* [Work to do]: Leaving the pictures out, print the lines from the first line of the listing through the line containing "return starts, ends", exactly as they read, and no others.

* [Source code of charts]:
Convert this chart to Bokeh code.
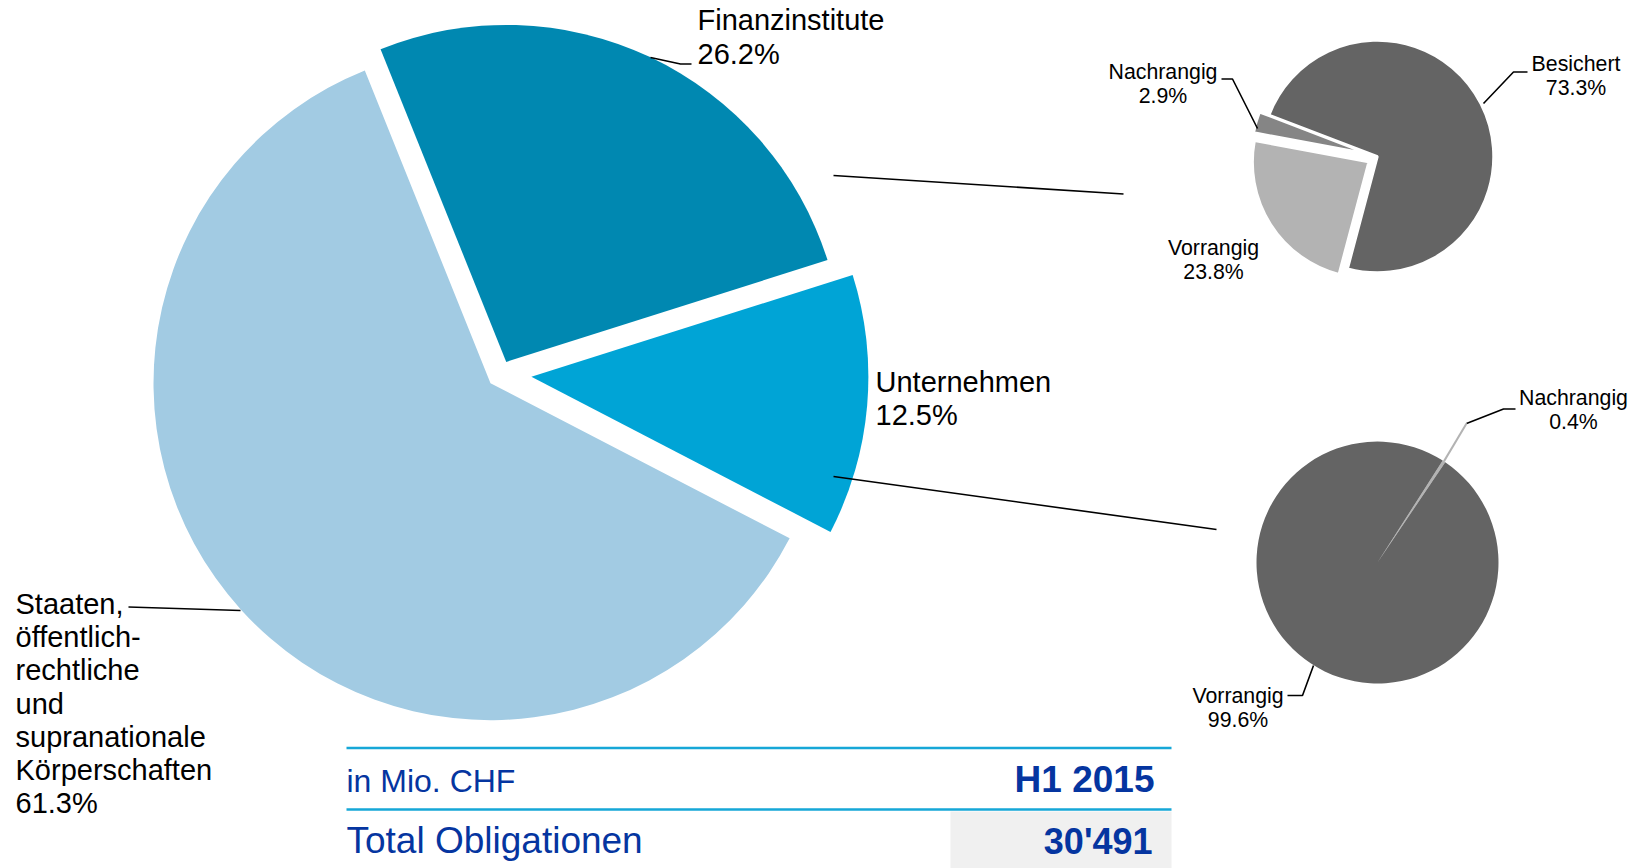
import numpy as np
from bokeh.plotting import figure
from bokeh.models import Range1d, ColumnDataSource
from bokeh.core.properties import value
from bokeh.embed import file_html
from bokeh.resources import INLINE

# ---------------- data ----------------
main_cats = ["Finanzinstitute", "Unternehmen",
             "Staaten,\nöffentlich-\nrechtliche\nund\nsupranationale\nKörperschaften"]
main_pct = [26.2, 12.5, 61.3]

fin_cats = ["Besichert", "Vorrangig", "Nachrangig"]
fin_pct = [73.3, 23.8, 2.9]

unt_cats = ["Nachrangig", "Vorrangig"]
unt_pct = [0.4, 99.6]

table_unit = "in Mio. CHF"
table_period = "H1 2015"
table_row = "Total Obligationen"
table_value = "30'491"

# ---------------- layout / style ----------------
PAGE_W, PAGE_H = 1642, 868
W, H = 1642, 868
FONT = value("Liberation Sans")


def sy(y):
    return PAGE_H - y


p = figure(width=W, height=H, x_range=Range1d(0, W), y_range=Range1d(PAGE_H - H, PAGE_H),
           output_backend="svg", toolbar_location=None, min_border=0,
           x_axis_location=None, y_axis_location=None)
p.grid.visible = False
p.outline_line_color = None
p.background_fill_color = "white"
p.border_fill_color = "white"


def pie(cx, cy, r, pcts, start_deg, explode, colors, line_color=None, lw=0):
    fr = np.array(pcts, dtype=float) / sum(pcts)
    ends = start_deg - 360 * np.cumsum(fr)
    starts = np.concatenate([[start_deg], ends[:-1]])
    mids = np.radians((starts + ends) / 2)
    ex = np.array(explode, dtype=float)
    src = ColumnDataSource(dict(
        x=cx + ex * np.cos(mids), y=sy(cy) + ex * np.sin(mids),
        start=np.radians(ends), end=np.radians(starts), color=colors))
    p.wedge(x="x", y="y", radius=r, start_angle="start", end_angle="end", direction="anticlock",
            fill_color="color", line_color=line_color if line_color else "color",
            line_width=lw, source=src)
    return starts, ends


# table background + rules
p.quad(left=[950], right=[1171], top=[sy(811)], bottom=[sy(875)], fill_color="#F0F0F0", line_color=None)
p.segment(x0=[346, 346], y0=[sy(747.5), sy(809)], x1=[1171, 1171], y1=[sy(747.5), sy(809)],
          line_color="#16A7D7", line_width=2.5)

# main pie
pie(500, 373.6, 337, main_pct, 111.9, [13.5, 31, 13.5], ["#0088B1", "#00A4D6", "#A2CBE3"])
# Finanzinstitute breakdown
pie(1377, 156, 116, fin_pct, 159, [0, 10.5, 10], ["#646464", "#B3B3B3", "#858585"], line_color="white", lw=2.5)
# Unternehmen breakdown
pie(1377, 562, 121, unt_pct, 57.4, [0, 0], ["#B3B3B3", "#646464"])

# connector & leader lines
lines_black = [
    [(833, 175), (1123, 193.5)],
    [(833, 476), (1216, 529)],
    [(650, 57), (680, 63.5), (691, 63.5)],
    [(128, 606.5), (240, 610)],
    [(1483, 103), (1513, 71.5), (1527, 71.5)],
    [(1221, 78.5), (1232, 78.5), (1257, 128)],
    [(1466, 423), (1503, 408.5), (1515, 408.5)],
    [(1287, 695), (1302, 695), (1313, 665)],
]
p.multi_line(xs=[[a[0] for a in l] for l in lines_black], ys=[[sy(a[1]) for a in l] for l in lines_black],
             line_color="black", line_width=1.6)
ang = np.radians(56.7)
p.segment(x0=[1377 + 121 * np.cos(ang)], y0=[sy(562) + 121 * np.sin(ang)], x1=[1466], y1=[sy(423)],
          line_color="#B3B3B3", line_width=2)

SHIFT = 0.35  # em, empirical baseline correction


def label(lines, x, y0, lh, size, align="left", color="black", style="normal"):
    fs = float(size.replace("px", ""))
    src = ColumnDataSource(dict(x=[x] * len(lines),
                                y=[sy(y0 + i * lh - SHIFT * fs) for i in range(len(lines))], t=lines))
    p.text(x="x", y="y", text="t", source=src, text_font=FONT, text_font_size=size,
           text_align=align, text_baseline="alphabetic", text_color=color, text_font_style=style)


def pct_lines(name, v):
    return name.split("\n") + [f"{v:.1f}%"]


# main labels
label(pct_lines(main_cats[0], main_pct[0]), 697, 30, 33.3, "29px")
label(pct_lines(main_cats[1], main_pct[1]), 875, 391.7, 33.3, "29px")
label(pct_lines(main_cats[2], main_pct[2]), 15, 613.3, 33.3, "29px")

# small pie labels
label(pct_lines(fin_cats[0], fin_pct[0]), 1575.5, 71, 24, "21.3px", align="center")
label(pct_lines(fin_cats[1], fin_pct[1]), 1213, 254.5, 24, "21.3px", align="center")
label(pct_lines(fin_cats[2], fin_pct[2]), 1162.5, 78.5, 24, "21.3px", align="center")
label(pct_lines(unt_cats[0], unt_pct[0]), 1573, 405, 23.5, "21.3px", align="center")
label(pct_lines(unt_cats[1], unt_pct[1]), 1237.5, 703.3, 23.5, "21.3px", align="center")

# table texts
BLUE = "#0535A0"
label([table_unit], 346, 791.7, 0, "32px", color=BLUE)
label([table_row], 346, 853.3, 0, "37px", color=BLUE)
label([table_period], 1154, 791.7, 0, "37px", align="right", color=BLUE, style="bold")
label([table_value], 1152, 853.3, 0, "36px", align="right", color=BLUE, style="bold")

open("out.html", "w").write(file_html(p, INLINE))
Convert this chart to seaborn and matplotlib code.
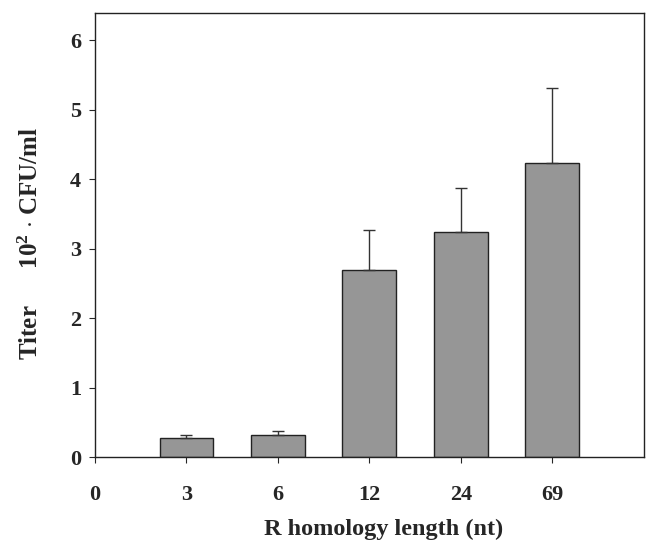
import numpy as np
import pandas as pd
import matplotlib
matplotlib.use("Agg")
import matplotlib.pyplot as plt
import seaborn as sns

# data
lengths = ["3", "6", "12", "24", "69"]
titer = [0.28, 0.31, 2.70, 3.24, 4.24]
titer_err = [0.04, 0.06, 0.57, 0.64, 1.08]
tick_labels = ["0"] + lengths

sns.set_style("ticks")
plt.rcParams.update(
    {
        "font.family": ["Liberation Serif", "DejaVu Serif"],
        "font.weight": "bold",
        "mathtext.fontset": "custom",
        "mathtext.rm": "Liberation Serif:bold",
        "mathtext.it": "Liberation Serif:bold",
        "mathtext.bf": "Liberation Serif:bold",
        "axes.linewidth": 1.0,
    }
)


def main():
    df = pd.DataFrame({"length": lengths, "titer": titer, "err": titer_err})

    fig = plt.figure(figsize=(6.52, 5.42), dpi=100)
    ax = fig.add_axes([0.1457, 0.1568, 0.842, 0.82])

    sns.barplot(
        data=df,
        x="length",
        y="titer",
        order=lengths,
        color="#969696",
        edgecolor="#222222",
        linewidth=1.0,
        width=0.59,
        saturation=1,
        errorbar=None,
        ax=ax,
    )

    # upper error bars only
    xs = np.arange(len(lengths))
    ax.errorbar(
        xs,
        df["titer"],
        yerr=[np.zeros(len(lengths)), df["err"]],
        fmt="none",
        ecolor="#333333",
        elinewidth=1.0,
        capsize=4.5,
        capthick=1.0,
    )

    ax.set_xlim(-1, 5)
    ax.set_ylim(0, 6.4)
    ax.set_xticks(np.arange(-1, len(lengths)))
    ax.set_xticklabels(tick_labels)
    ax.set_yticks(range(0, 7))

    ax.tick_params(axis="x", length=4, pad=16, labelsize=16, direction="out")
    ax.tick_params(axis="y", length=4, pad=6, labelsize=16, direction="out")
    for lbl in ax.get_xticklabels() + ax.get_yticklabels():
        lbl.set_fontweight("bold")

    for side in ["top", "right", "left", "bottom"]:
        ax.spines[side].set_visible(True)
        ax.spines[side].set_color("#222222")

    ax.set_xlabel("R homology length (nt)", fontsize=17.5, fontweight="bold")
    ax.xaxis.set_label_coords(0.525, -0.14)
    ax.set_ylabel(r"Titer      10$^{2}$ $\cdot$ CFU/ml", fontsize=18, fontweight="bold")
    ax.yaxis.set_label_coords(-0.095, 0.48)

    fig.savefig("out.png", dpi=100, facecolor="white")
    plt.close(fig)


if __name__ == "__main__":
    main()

* [Answer in full]:
Convert this chart to Bokeh code.
import numpy as np
from bokeh.plotting import figure
from bokeh.models import Range1d, ColumnDataSource
from bokeh.core.properties import value
from bokeh.embed import file_html
from bokeh.resources import INLINE

# ---------------- data ----------------
main_cats = ["Finanzinstitute", "Unternehmen",
             "Staaten,\nöffentlich-\nrechtliche\nund\nsupranationale\nKörperschaften"]
main_pct = [26.2, 12.5, 61.3]

fin_cats = ["Besichert", "Vorrangig", "Nachrangig"]
fin_pct = [73.3, 23.8, 2.9]

unt_cats = ["Nachrangig", "Vorrangig"]
unt_pct = [0.4, 99.6]

table_unit = "in Mio. CHF"
table_period = "H1 2015"
table_row = "Total Obligationen"
table_value = "30'491"

# ---------------- layout / style ----------------
PAGE_W, PAGE_H = 1642, 868
W, H = 1642, 868
FONT = value("Liberation Sans")


def sy(y):
    return PAGE_H - y


p = figure(width=W, height=H, x_range=Range1d(0, W), y_range=Range1d(PAGE_H - H, PAGE_H),
           output_backend="svg", toolbar_location=None, min_border=0,
           x_axis_location=None, y_axis_location=None)
p.grid.visible = False
p.outline_line_color = None
p.background_fill_color = "white"
p.border_fill_color = "white"


def pie(cx, cy, r, pcts, start_deg, explode, colors, line_color=None, lw=0):
    fr = np.array(pcts, dtype=float) / sum(pcts)
    ends = start_deg - 360 * np.cumsum(fr)
    starts = np.concatenate([[start_deg], ends[:-1]])
    mids = np.radians((starts + ends) / 2)
    ex = np.array(explode, dtype=float)
    src = ColumnDataSource(dict(
        x=cx + ex * np.cos(mids), y=sy(cy) + ex * np.sin(mids),
        start=np.radians(ends), end=np.radians(starts), color=colors))
    p.wedge(x="x", y="y", radius=r, start_angle="start", end_angle="end", direction="anticlock",
            fill_color="color", line_color=line_color if line_color else "color",
            line_width=lw, source=src)
    return starts, ends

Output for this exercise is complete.